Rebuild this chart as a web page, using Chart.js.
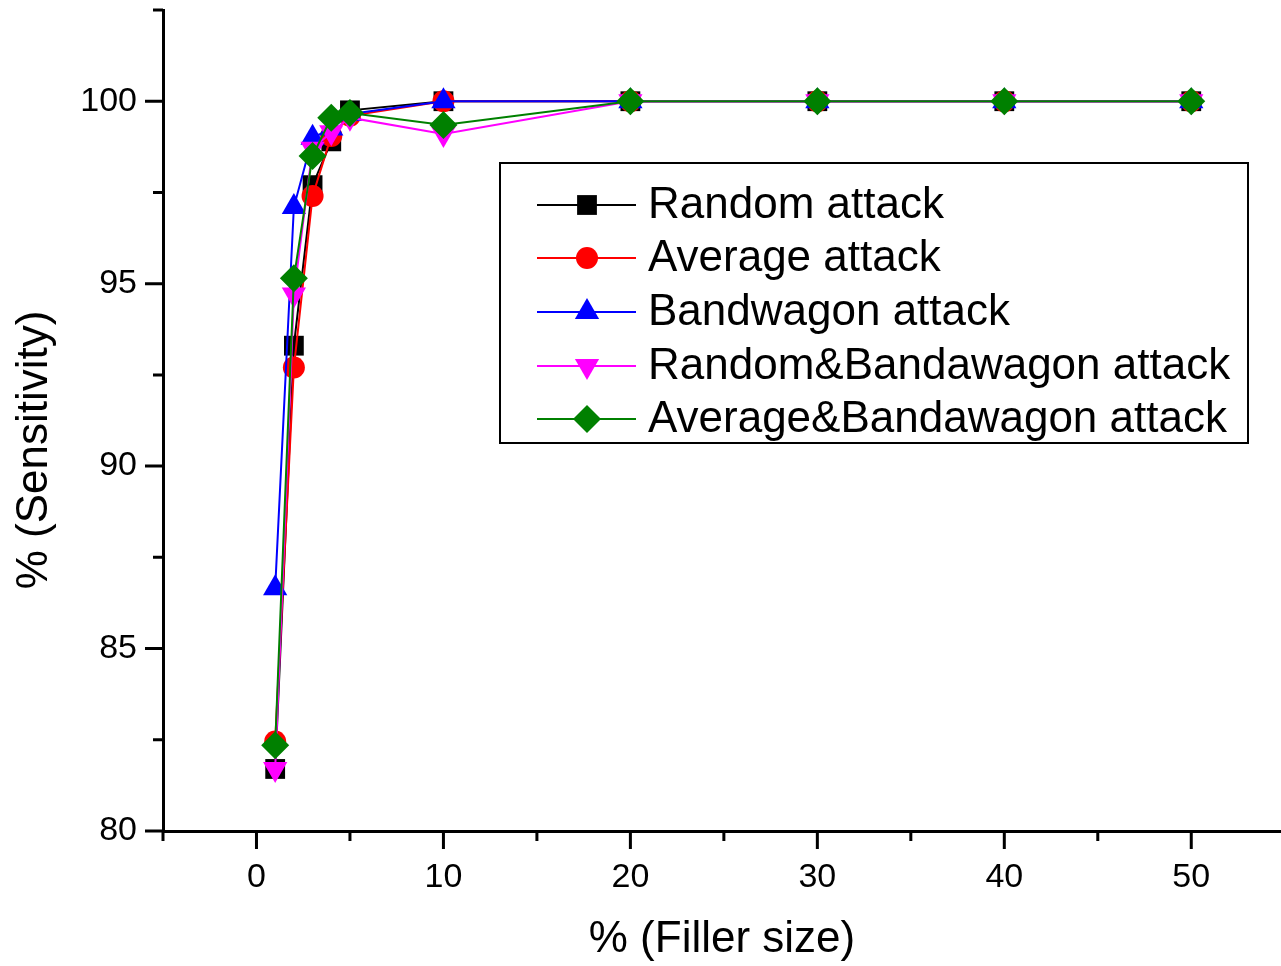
<!DOCTYPE html>
<html>
<head>
<meta charset="utf-8">
<script src="https://cdn.jsdelivr.net/npm/chart.js@4/dist/chart.umd.min.js"></script>
<style>
  body { margin: 0; background: #fff; }
  #wrap { width: 1281px; height: 966px; }
</style>
</head>
<body>
<div id="wrap"><canvas id="grafica" width="1281" height="966"></canvas></div>
<script>
  // filler size (%) on x, sensitivity (%) on y
  const fillerSize = [1, 2, 3, 4, 5, 10, 20, 30, 40, 50];
  const randomAttack = [81.7, 93.3, 97.7, 98.9, 99.75, 100, 100, 100, 100, 100];
  const averageAttack = [82.45, 92.7, 97.4, 99.05, 99.6, 100, 100, 100, 100, 100];
  const bandwagonAttack = [86.65, 97.1, 99.0, 99.25, 99.65, 100, 100, 100, 100, 100];
  const randomBandAttack = [81.7, 94.7, 98.7, 99.15, 99.55, 99.1, 100, 100, 100, 100];
  const averageBandAttack = [82.35, 95.15, 98.5, 99.55, 99.68, 99.35, 100, 100, 100, 100];

  const xMajor = [0, 10, 20, 30, 40, 50];
  const xMinor = [-5, 5, 15, 25, 35, 45];
  const yMajor = [80, 85, 90, 95, 100];
  const yMinor = [82.5, 87.5, 92.5, 97.5, 102.5];

  const FONT = "'Liberation Sans', Arial, sans-serif";

  const toPoints = (ys) => fillerSize.map((x, i) => ({ x: x, y: ys[i] }));

  const series = [
    { label: 'Random attack', data: randomAttack, color: '#000000', style: 'rect', radius: 14, rot: 0 },
    { label: 'Average attack', data: averageAttack, color: '#ff0000', style: 'circle', radius: 11, rot: 0 },
    { label: 'Bandwagon attack', data: bandwagonAttack, color: '#0000ff', style: 'triangle', radius: 14, rot: 0 },
    { label: 'Random&Bandawagon attack', data: randomBandAttack, color: '#ff00ff', style: 'triangle', radius: 14, rot: 180 },
    { label: 'Average&Bandawagon attack', data: averageBandAttack, color: '#008000', style: 'rectRot', radius: 14, rot: 0 },
  ];

  const noPad = (scale) => {
    scale.paddingTop = 0; scale.paddingBottom = 0;
    scale.paddingLeft = 0; scale.paddingRight = 0;
  };

  // ticks (major + minor), y title and the boxed legend
  const decorPlugin = {
    id: 'decor',
    afterDraw(chart) {
      const ctx = chart.ctx;
      const xs = chart.scales.x, ys = chart.scales.y;
      const area = chart.chartArea;
      ctx.save();
      ctx.strokeStyle = '#000';
      ctx.lineWidth = 3;
      ctx.beginPath();
      xMajor.forEach(v => { const p = xs.getPixelForValue(v); ctx.moveTo(p, area.bottom); ctx.lineTo(p, area.bottom + 18); });
      xMinor.forEach(v => { const p = xs.getPixelForValue(v); ctx.moveTo(p, area.bottom); ctx.lineTo(p, area.bottom + 10); });
      yMajor.forEach(v => { const p = ys.getPixelForValue(v); ctx.moveTo(area.left, p); ctx.lineTo(area.left - 18, p); });
      yMinor.forEach(v => { const p = ys.getPixelForValue(v); ctx.moveTo(area.left, p); ctx.lineTo(area.left - 10, p); });
      ctx.stroke();

      // y axis title
      ctx.fillStyle = '#000';
      ctx.font = '44px ' + FONT;
      ctx.textAlign = 'center';
      ctx.textBaseline = 'middle';
      ctx.translate(35, 450);
      ctx.rotate(-Math.PI / 2);
      ctx.fillText('% (Sensitivity)', 0, 0);
      ctx.restore();

      // legend
      ctx.save();
      ctx.strokeStyle = '#000';
      ctx.lineWidth = 2;
      ctx.strokeRect(500, 163, 748, 280);
      const rows = [205, 258, 312, 366, 419];
      chart.data.datasets.forEach((ds, i) => {
        const y = rows[i];
        ctx.strokeStyle = ds.borderColor;
        ctx.lineWidth = 2;
        ctx.beginPath();
        ctx.moveTo(537, y);
        ctx.lineTo(636, y);
        ctx.stroke();
        ctx.fillStyle = ds.backgroundColor;
        Chart.helpers.drawPoint(ctx, {
          pointStyle: ds.pointStyle, rotation: ds.pointRotation, radius: ds.pointRadius, borderWidth: 0
        }, 587, y);
        ctx.fillStyle = '#000';
        ctx.font = '44px ' + FONT;
        ctx.textAlign = 'left';
        ctx.textBaseline = 'middle';
        ctx.fillText(ds.label, 648, y + 1);
      });
      ctx.restore();
    }
  };

  const graph = document.getElementById('grafica');
  const myChart = new Chart(graph, {
    type: 'scatter',
    data: {
      // later series are painted on top, as in the original
      datasets: series.map((s, i) => ({
        label: s.label,
        data: toPoints(s.data),
        order: series.length - i,
        showLine: true,
        borderColor: s.color,
        backgroundColor: s.color,
        borderWidth: 2,
        pointStyle: s.style,
        pointRotation: s.rot,
        pointRadius: s.radius,
        pointBorderWidth: 0,
        pointHoverRadius: s.radius,
        clip: false,
      })),
    },
    options: {
      responsive: false,
      animation: false,
      layout: { autoPadding: false, padding: { top: 10, right: 0, left: 0, bottom: 0 } },
      plugins: {
        legend: { display: false },
        tooltip: { enabled: false },
      },
      scales: {
        x: {
          type: 'linear',
          min: -5,
          max: 54.8,
          afterBuildTicks: (scale) => { scale.ticks = xMajor.map(v => ({ value: v })); },
          afterFit: (scale) => { scale.height = 135; noPad(scale); },
          grid: { display: false, drawTicks: false },
          border: { display: true, color: '#000', width: 3 },
          ticks: { color: '#000', font: { family: FONT, size: 34 }, padding: 26, maxRotation: 0 },
          title: { display: true, text: '% (Filler size)', color: '#000', font: { family: FONT, size: 44 }, padding: { top: 0, bottom: 0 } },
        },
        y: {
          type: 'linear',
          min: 80,
          max: 102.5,
          afterBuildTicks: (scale) => { scale.ticks = yMajor.map(v => ({ value: v })); },
          afterFit: (scale) => { scale.width = 163; noPad(scale); },
          grid: { display: false, drawTicks: false },
          border: { display: true, color: '#000', width: 3 },
          ticks: { color: '#000', font: { family: FONT, size: 34 }, padding: 26 },
        },
      },
    },
    plugins: [decorPlugin],
  });
</script>
</body>
</html>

***

Problem to work on :: Without the pictures, repeat the listing above exactly.

Worked answer ::
Rebuild this chart as a web page, using Chart.js.
<!DOCTYPE html>
<html>
<head>
<meta charset="utf-8">
<script src="https://cdn.jsdelivr.net/npm/chart.js@4/dist/chart.umd.min.js"></script>
<style>
  body { margin: 0; background: #fff; }
  #wrap { width: 1281px; height: 966px; }
</style>
</head>
<body>
<div id="wrap"><canvas id="grafica" width="1281" height="966"></canvas></div>
<script>
  // filler size (%) on x, sensitivity (%) on y
  const fillerSize = [1, 2, 3, 4, 5, 10, 20, 30, 40, 50];
  const randomAttack = [81.7, 93.3, 97.7, 98.9, 99.75, 100, 100, 100, 100, 100];
  const averageAttack = [82.45, 92.7, 97.4, 99.05, 99.6, 100, 100, 100, 100, 100];
  const bandwagonAttack = [86.65, 97.1, 99.0, 99.25, 99.65, 100, 100, 100, 100, 100];
  const randomBandAttack = [81.7, 94.7, 98.7, 99.15, 99.55, 99.1, 100, 100, 100, 100];
  const averageBandAttack = [82.35, 95.15, 98.5, 99.55, 99.68, 99.35, 100, 100, 100, 100];

  const xMajor = [0, 10, 20, 30, 40, 50];
  const xMinor = [-5, 5, 15, 25, 35, 45];
  const yMajor = [80, 85, 90, 95, 100];
  const yMinor = [82.5, 87.5, 92.5, 97.5, 102.5];

  const FONT = "'Liberation Sans', Arial, sans-serif";

  const toPoints = (ys) => fillerSize.map((x, i) => ({ x: x, y: ys[i] }));

  const series = [
    { label: 'Random attack', data: randomAttack, color: '#000000', style: 'rect', radius: 14, rot: 0 },
    { label: 'Average attack', data: averageAttack, color: '#ff0000', style: 'circle', radius: 11, rot: 0 },
    { label: 'Bandwagon attack', data: bandwagonAttack, color: '#0000ff', style: 'triangle', radius: 14, rot: 0 },
    { label: 'Random&Bandawagon attack', data: randomBandAttack, color: '#ff00ff', style: 'triangle', radius: 14, rot: 180 },
    { label: 'Average&Bandawagon attack', data: averageBandAttack, color: '#008000', style: 'rectRot', radius: 14, rot: 0 },
  ];

  const noPad = (scale) => {
    scale.paddingTop = 0; scale.paddingBottom = 0;
    scale.paddingLeft = 0; scale.paddingRight = 0;
  };

  // ticks (major + minor), y title and the boxed legend
  const decorPlugin = {
    id: 'decor',
    afterDraw(chart) {
      const ctx = chart.ctx;
      const xs = chart.scales.x, ys = chart.scales.y;
      const area = chart.chartArea;
      ctx.save();
      ctx.strokeStyle = '#000';
      ctx.lineWidth = 3;
      ctx.beginPath();
      xMajor.forEach(v => { const p = xs.getPixelForValue(v); ctx.moveTo(p, area.bottom); ctx.lineTo(p, area.bottom + 18); });
      xMinor.forEach(v => { const p = xs.getPixelForValue(v); ctx.moveTo(p, area.bottom); ctx.lineTo(p, area.bottom + 10); });
      yMajor.forEach(v => { const p = ys.getPixelForValue(v); ctx.moveTo(area.left, p); ctx.lineTo(area.left - 18, p); });
      yMinor.forEach(v => { const p = ys.getPixelForValue(v); ctx.moveTo(area.left, p); ctx.lineTo(area.left - 10, p); });
      ctx.stroke();

      // y axis title
      ctx.fillStyle = '#000';
      ctx.font = '44px ' + FONT;
      ctx.textAlign = 'center';
      ctx.textBaseline = 'middle';
      ctx.translate(35, 450);
      ctx.rotate(-Math.PI / 2);
      ctx.fillText('% (Sensitivity)', 0, 0);
      ctx.restore();

      // legend
      ctx.save();
      ctx.strokeStyle = '#000';
      ctx.lineWidth = 2;
      ctx.strokeRect(500, 163, 748, 280);
      const rows = [205, 258, 312, 366, 419];
      chart.data.datasets.forEach((ds, i) => {
        const y = rows[i];
        ctx.strokeStyle = ds.borderColor;
        ctx.lineWidth = 2;
        ctx.beginPath();
        ctx.moveTo(537, y);
        ctx.lineTo(636, y);
        ctx.stroke();
        ctx.fillStyle = ds.backgroundColor;
        Chart.helpers.drawPoint(ctx, {
          pointStyle: ds.pointStyle, rotation: ds.pointRotation, radius: ds.pointRadius, borderWidth: 0
        }, 587, y);
        ctx.fillStyle = '#000';
        ctx.font = '44px ' + FONT;
        ctx.textAlign = 'left';
        ctx.textBaseline = 'middle';
        ctx.fillText(ds.label, 648, y + 1);
      });
      ctx.restore();
    }
  };

  const graph = document.getElementById('grafica');
  const myChart = new Chart(graph, {
    type: 'scatter',
    data: {
      // later series are painted on top, as in the original
      datasets: series.map((s, i) => ({
        label: s.label,
        data: toPoints(s.data),
        order: series.length - i,
        showLine: true,
        borderColor: s.color,
        backgroundColor: s.color,
        borderWidth: 2,
        pointStyle: s.style,
        pointRotation: s.rot,
        pointRadius: s.radius,
        pointBorderWidth: 0,
        pointHoverRadius: s.radius,
        clip: false,
      })),
    },
    options: {
      responsive: false,
      animation: false,
      layout: { autoPadding: false, padding: { top: 10, right: 0, left: 0, bottom: 0 } },
      plugins: {
        legend: { display: false },
        tooltip: { enabled: false },
      },
      scales: {
        x: {
          type: 'linear',
          min: -5,
          max: 54.8,
          afterBuildTicks: (scale) => { scale.ticks = xMajor.map(v => ({ value: v })); },
          afterFit: (scale) => { scale.height = 135; noPad(scale); },
          grid: { display: false, drawTicks: false },
          border: { display: true, color: '#000', width: 3 },
          ticks: { color: '#000', font: { family: FONT, size: 34 }, padding: 26, maxRotation: 0 },
          title: { display: true, text: '% (Filler size)', color: '#000', font: { family: FONT, size: 44 }, padding: { top: 0, bottom: 0 } },
        },
        y: {
          type: 'linear',
          min: 80,
          max: 102.5,
          afterBuildTicks: (scale) => { scale.ticks = yMajor.map(v => ({ value: v })); },
          afterFit: (scale) => { scale.width = 163; noPad(scale); },
          grid: { display: false, drawTicks: false },
          border: { display: true, color: '#000', width: 3 },
          ticks: { color: '#000', font: { family: FONT, size: 34 }, padding: 26 },
        },
      },
    },
    plugins: [decorPlugin],
  });
</script>
</body>
</html>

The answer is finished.